Und vor dem Haus dieser ewig blubbernde, dreckige Stadtsumpf, der ständig in Nahaufnahmen zwischen den Sequenzen gezeigt wird. Er fault vor sich hin und stinkt, wie die Bewohner dieser trostlosen Gegend.
Es geht ums nackte Überleben. Wie immer mit viel Theater und großen Gesten. Ein schönes Frühwerk.

8. Januar 2010

DIE SCHWARZE NARZISSE

M. Powell, E. Pressburger (Großbritannien, 1947)
Relativ erwartungslos ging ich an die Sache heran und staunte schließlich mit riesengroßen Augen über die visuelle Wucht dieses Filmes. Kein verstaubter Stinkstiefel der 40er, oder ein simpler Nonnenfilm, denn hier überrumpeln einen lawinenartig die großen Bilder.

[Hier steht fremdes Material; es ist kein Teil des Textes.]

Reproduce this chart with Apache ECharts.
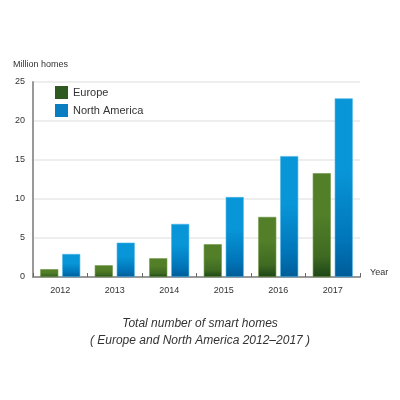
<!DOCTYPE html>
<html><head><meta charset="utf-8">
<script src="https://cdn.jsdelivr.net/npm/echarts@6/dist/echarts.min.js"></script>
<style>html,body{margin:0;padding:0;background:#fff}#c{width:400px;height:400px}</style>
</head><body><div id="c"></div>
<script>
const years = ['2012','2013','2014','2015','2016','2017'];
const europe = [1.0, 1.5, 2.4, 4.2, 7.7, 13.3];
const northAmerica = [2.95, 4.4, 6.8, 10.25, 15.5, 22.9];
const yTicks = [0, 5, 10, 15, 20, 25];

const chart = echarts.init(document.getElementById('c'));
const grad = (top, mid, bottom) => new echarts.graphic.LinearGradient(0,0,0,1,[{offset:0,color:top},{offset:0.4,color:top},{offset:0.8,color:mid},{offset:1,color:bottom}]);
const font = 'Liberation Sans, Arial, sans-serif';
chart.setOption({
  animation:false,
  backgroundColor:'#fff',
  grid:{left:33,right:40,top:82,bottom:123,containLabel:false},
  legend:{
    orient:'vertical', left:50, top:81, itemWidth:13, itemHeight:13, itemGap:5, icon:'rect',
    textStyle:{fontSize:11,color:'#333',fontFamily:font,padding:[0,0,0,0]},
    data:[{name:'Europe',itemStyle:{color:'#2e5a22',borderWidth:0}},{name:'North America',itemStyle:{color:'#0a7cc2',borderWidth:0}}]
  },
  title:{
    text:'Total number of smart homes\n( Europe and North America 2012–2017 )',
    left:'center', top:310,
    textStyle:{fontSize:12,fontStyle:'italic',fontWeight:'normal',color:'#333',fontFamily:font,lineHeight:17}
  },
  xAxis:{
    type:'category', data:years, name:'Year', nameLocation:'end', nameGap:10,
    nameTextStyle:{fontSize:9,color:'#333',fontFamily:font,verticalAlign:'bottom',padding:[0,0,0,0]},
    axisLine:{lineStyle:{color:'#999',width:2}},
    axisTick:{show:true,inside:true,length:4,lineStyle:{color:'#666'},interval:0},
    axisLabel:{fontSize:9,color:'#333',fontFamily:font,margin:9}
  },
  yAxis:{
    type:'value', min:0, max:25, interval:5,
    name:'Million homes', nameLocation:'end', nameGap:13,
    nameTextStyle:{fontSize:9,color:'#333',fontFamily:font,align:'left',padding:[0,0,0,-20]},
    axisLine:{show:true,lineStyle:{color:'#999',width:2}},
    axisTick:{show:false},
    axisLabel:{fontSize:9,color:'#333',fontFamily:font,margin:8,
      formatter:v=>yTicks.includes(v)?String(v):''},
    splitLine:{lineStyle:{color:'#e8e8e8',width:1.5}}
  },
  series:[
    {name:'Europe',type:'bar',data:europe,barWidth:18,barGap:'22%',
     itemStyle:{color:grad('#527f28','#3f6a22','#1d4616'),borderColor:'#6a9440',borderWidth:0.6}},
    {name:'North America',type:'bar',data:northAmerica,barWidth:18,
     itemStyle:{color:grad('#0896d8','#0075b8','#005c98'),borderColor:'#4ab4e6',borderWidth:0.6}}
  ]
});
</script></body></html>
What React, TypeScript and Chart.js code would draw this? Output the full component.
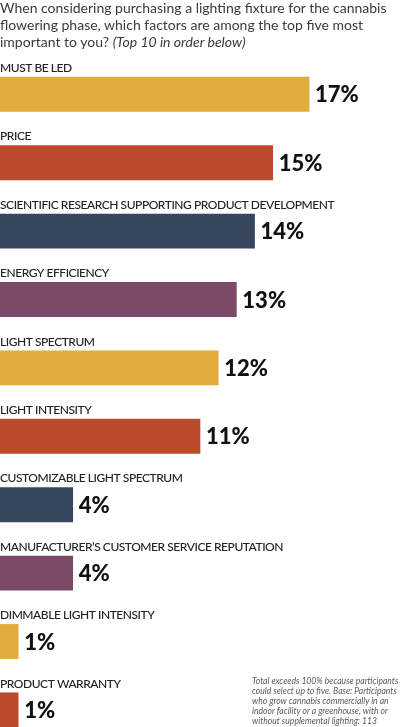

Das Kino besteht aus Bildern. Sollte es zumindest. Doch warum tut es das so selten? Diese Frage stellt man sich automatisch, wenn man Powells und Pressburgers Werk sieht. Keine Ahnung, wo die Kamera da überall stand, um diese Berglandschaften mit ihren rätselhaften Perspektiven und teuflischen Schluchten festzuhalten. Gott selbst muss das von oben gefilmt haben; lässt sich nicht anders erklären, weshalb dieser alte Film so überirdisch fotografiert ist.

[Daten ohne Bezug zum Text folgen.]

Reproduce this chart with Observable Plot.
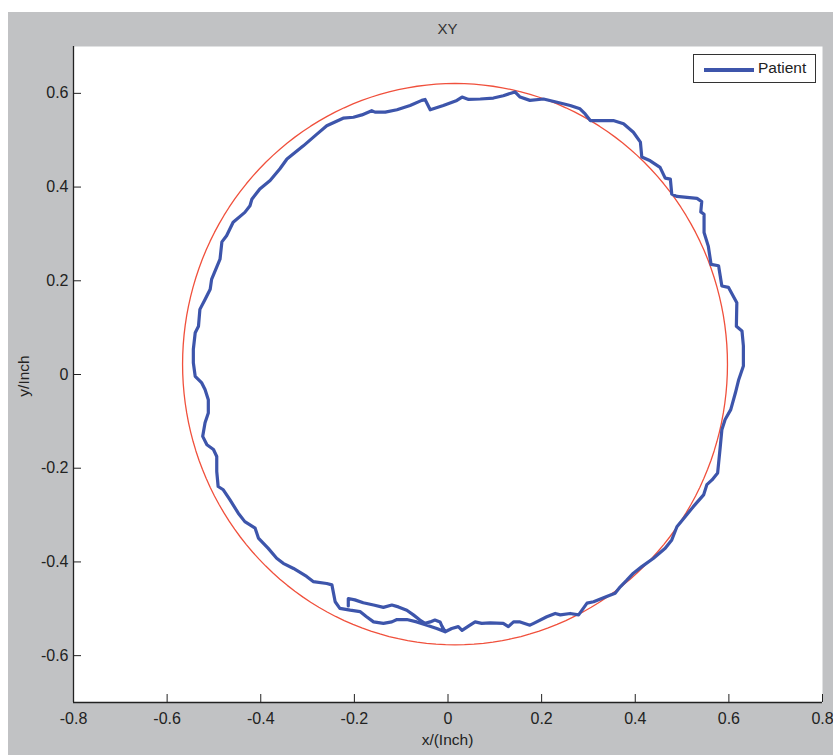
<!DOCTYPE html>
<html>
<head>
<meta charset="utf-8">
<script src="https://cdn.jsdelivr.net/npm/d3@7"></script>
<script src="https://cdn.jsdelivr.net/npm/@observablehq/plot@0.6"></script>
<style>
  html, body { margin: 0; padding: 0; background: #ffffff; width: 833px; height: 755px; overflow: hidden; }
  #fig { position: absolute; left: 8px; top: 12px; width: 825px; height: 743px; background: #c1c2c4;
         font-family: "Liberation Sans", Arial, Helvetica, sans-serif; color: #222; }
  #title { height: 34px; line-height: 34px; padding-left: 65px; width: 749px; text-align: center; font-size: 15px; color: #333; }
  #plot { position: absolute; left: 0; top: 34px; }
  #xlabel { position: absolute; left: 65px; width: 749px; top: 719px; text-align: center; font-size: 15.5px; color: #222; }
  #ylabelwrap { position: absolute; left: 16px; top: 364px; width: 0; height: 0; }
  #ylabel { position: absolute; left: 0; top: 0; font-size: 15.5px; color: #222; white-space: nowrap;
            transform: translate(-50%, -50%) rotate(-90deg); }
  #legend { position: absolute; left: 685px; top: 42px; width: 121px; height: 27px; background: #fff;
            border: 1px solid #333; font-size: 15.5px; color: #222; }
  #legend .sw { position: absolute; left: 10px; top: 13px; width: 50px; height: 4px; background: #3d55ab; }
  #legend .tx { position: absolute; left: 64px; top: 4px; }
</style>
</head>
<body>
<div id="fig">
  <div id="title">XY</div>
  <div id="plot"></div>
  <div id="xlabel">x/(Inch)</div>
  <div id="ylabelwrap"><div id="ylabel"></div></div>
  <div id="legend"><div class="sw"></div><div class="tx"></div></div>
</div>
<script>
// ---- data ----
const chartTitle = "XY";
const xLabel = "x/(Inch)";
const yLabel = "y/Inch";
const seriesName = "Patient";
const xDomain = [-0.8, 0.8];
const yDomain = [-0.7, 0.7];
const xTicks = [-0.8, -0.6, -0.4, -0.2, 0, 0.2, 0.4, 0.6, 0.8];
const yTicks = [-0.6, -0.4, -0.2, 0, 0.2, 0.4, 0.6];

// reference circle (centre and radii, in inches)
const circleCenter = [0.015, 0.022];
const circleRadii = [0.582, 0.599];

// patient trace
const patientX = [
  -0.213, -0.213, -0.199, -0.181, -0.159, -0.138, -0.120, -0.106, -0.088, -0.074, -0.060, -0.049, -0.038, -0.028, -0.017, -0.013, -0.006,
  0.008, 0.022, 0.030, 0.047, 0.058, 0.072, 0.090, 0.118, 0.129, 0.140, 0.154, 0.175, 0.183, 0.211, 0.229, 0.240, 0.261, 0.279,
  0.297, 0.311, 0.339, 0.357, 0.368, 0.382, 0.396, 0.414, 0.439, 0.464, 0.478, 0.489, 0.507, 0.524, 0.546, 0.553, 0.564, 0.576,
  0.581, 0.585, 0.592, 0.604, 0.614, 0.621, 0.631, 0.631, 0.628, 0.616, 0.617, 0.599, 0.585, 0.578, 0.562, 0.556, 0.547, 0.547,
  0.540, 0.542, 0.532, 0.489, 0.478, 0.475, 0.464, 0.453, 0.432, 0.414, 0.411, 0.396, 0.375, 0.353, 0.304, 0.293, 0.282, 0.261,
  0.233, 0.204, 0.175, 0.154, 0.143, 0.118, 0.097, 0.069, 0.044, 0.030, 0.019, -0.010, -0.038, -0.049, -0.056, -0.081, -0.109,
  -0.134, -0.156, -0.163, -0.184, -0.202, -0.224, -0.259, -0.280, -0.309, -0.344, -0.359, -0.380, -0.402, -0.419, -0.423, -0.434,
  -0.459, -0.473, -0.483, -0.487, -0.505, -0.508, -0.519, -0.530, -0.533, -0.540, -0.544, -0.544, -0.540, -0.526, -0.519, -0.512,
  -0.512, -0.519, -0.524, -0.515, -0.501, -0.494, -0.494, -0.491, -0.480, -0.466, -0.448, -0.434, -0.412, -0.405, -0.384, -0.366,
  -0.352, -0.330, -0.302, -0.288, -0.259, -0.248, -0.241, -0.231, -0.209, -0.188, -0.174, -0.159, -0.138, -0.120, -0.109, -0.088,
  -0.067, -0.045, -0.024, -0.006
];
const patientY = [
  -0.494, -0.478, -0.481, -0.487, -0.492, -0.497, -0.492, -0.496, -0.503, -0.513, -0.524, -0.531, -0.528, -0.524, -0.528, -0.537, -0.549,
  -0.542, -0.538, -0.546, -0.535, -0.528, -0.531, -0.530, -0.531, -0.538, -0.528, -0.528, -0.535, -0.531, -0.517, -0.510, -0.513, -0.510, -0.513,
  -0.488, -0.485, -0.474, -0.467, -0.453, -0.439, -0.424, -0.410, -0.392, -0.371, -0.353, -0.325, -0.303, -0.282, -0.257, -0.235, -0.225, -0.210,
  -0.160, -0.118, -0.096, -0.075, -0.039, -0.011, 0.018, 0.061, 0.093, 0.103, 0.153, 0.186, 0.189, 0.232, 0.235, 0.274, 0.303, 0.342,
  0.347, 0.369, 0.376, 0.380, 0.385, 0.417, 0.419, 0.442, 0.456, 0.464, 0.496, 0.517, 0.535, 0.542, 0.542, 0.556, 0.567, 0.574,
  0.581, 0.588, 0.585, 0.592, 0.603, 0.595, 0.590, 0.588, 0.587, 0.592, 0.585, 0.574, 0.565, 0.587, 0.585, 0.574, 0.565,
  0.560, 0.560, 0.563, 0.554, 0.549, 0.547, 0.531, 0.513, 0.488, 0.460, 0.439, 0.414, 0.396, 0.374, 0.360, 0.346,
  0.325, 0.296, 0.283, 0.246, 0.203, 0.182, 0.160, 0.139, 0.103, 0.089, 0.054, 0.025, -0.004, -0.018, -0.032, -0.054,
  -0.082, -0.103, -0.132, -0.150, -0.160, -0.175, -0.207, -0.239, -0.246, -0.267, -0.296, -0.314, -0.328, -0.349, -0.371, -0.392,
  -0.403, -0.414, -0.431, -0.442, -0.446, -0.449, -0.485, -0.499, -0.503, -0.506, -0.517, -0.528, -0.531, -0.528, -0.523, -0.523,
  -0.528, -0.535, -0.542, -0.549
];

// ---- build ----
const patient = patientX.map((x, i) => ({x, y: patientY[i]}));
const circle = d3.range(0, 361, 2).map(a => ({
  x: circleCenter[0] + circleRadii[0] * Math.cos(a * Math.PI / 180),
  y: circleCenter[1] + circleRadii[1] * Math.sin(a * Math.PI / 180)
}));

document.getElementById("title").textContent = chartTitle;
document.getElementById("xlabel").textContent = xLabel;
document.getElementById("ylabel").textContent = yLabel;
document.querySelector("#legend .tx").textContent = seriesName;

const fmt = d => String(d);

const chart = Plot.plot({
  width: 825,
  height: 709,
  marginTop: 0,
  marginLeft: 65,
  marginRight: 11,
  marginBottom: 53,
  style: {background: "transparent", fontFamily: "'Liberation Sans', Arial, Helvetica, sans-serif", fontSize: "16px", color: "#222"},
  x: {domain: xDomain, label: null},
  y: {domain: yDomain, label: null},
  marks: [
    Plot.frame({fill: "white", stroke: "none"}),
    Plot.line(circle, {x: "x", y: "y", stroke: "#f0503c", strokeWidth: 1.3}),
    Plot.line(patient, {x: "x", y: "y", stroke: "#3d55ab", strokeWidth: 3.2, strokeLinejoin: "round"}),
    Plot.ruleX([xDomain[0]], {stroke: "#222", strokeWidth: 1.3}),
    Plot.ruleY([yDomain[0]], {stroke: "#222", strokeWidth: 1.3}),
    Plot.axisX(xTicks, {anchor: "bottom", tickSize: 8, dy: -8, tickPadding: 10, tickFormat: fmt, label: null, stroke: "#222", fill: "#222", fontSize: 16}),
    Plot.axisY(yTicks, {anchor: "left", tickSize: 8, dx: 8, tickPadding: 5, tickFormat: fmt, label: null, stroke: "#222", fill: "#222", fontSize: 16})
  ]
});
document.getElementById("plot").appendChild(chart);
</script>
</body>
</html>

Und auf die Knie falle ich noch vor Kathleen Byron als die neurotische Schwester Ruth. Einen Filmcharakter, der dermaßen dämonisch wirkt, habe ich selten gesehen. Nicht bloß dieses hypnotisierende Gesicht, das sich mit seinem Blick in den Zuschauer hineinbohrt, sondern auch später ihre raubtierhaften Bewegungen während der Verfolgung ihres Opfers (der Ordensschwester); nur eine geisterhafte Silhouette für den Bruchteil einer Sekunde, wie sie eine Treppe hinaufläuft.
Das sind ganz große Momente des Kinos; Andeutungen, Reduktion und Verzicht, gepaart mit dem Vorwissen des Zuschauers und meisterhafter Fotografie.
Ein kleiner Film von großer Optik. Ein Kameramann zum Verlieben.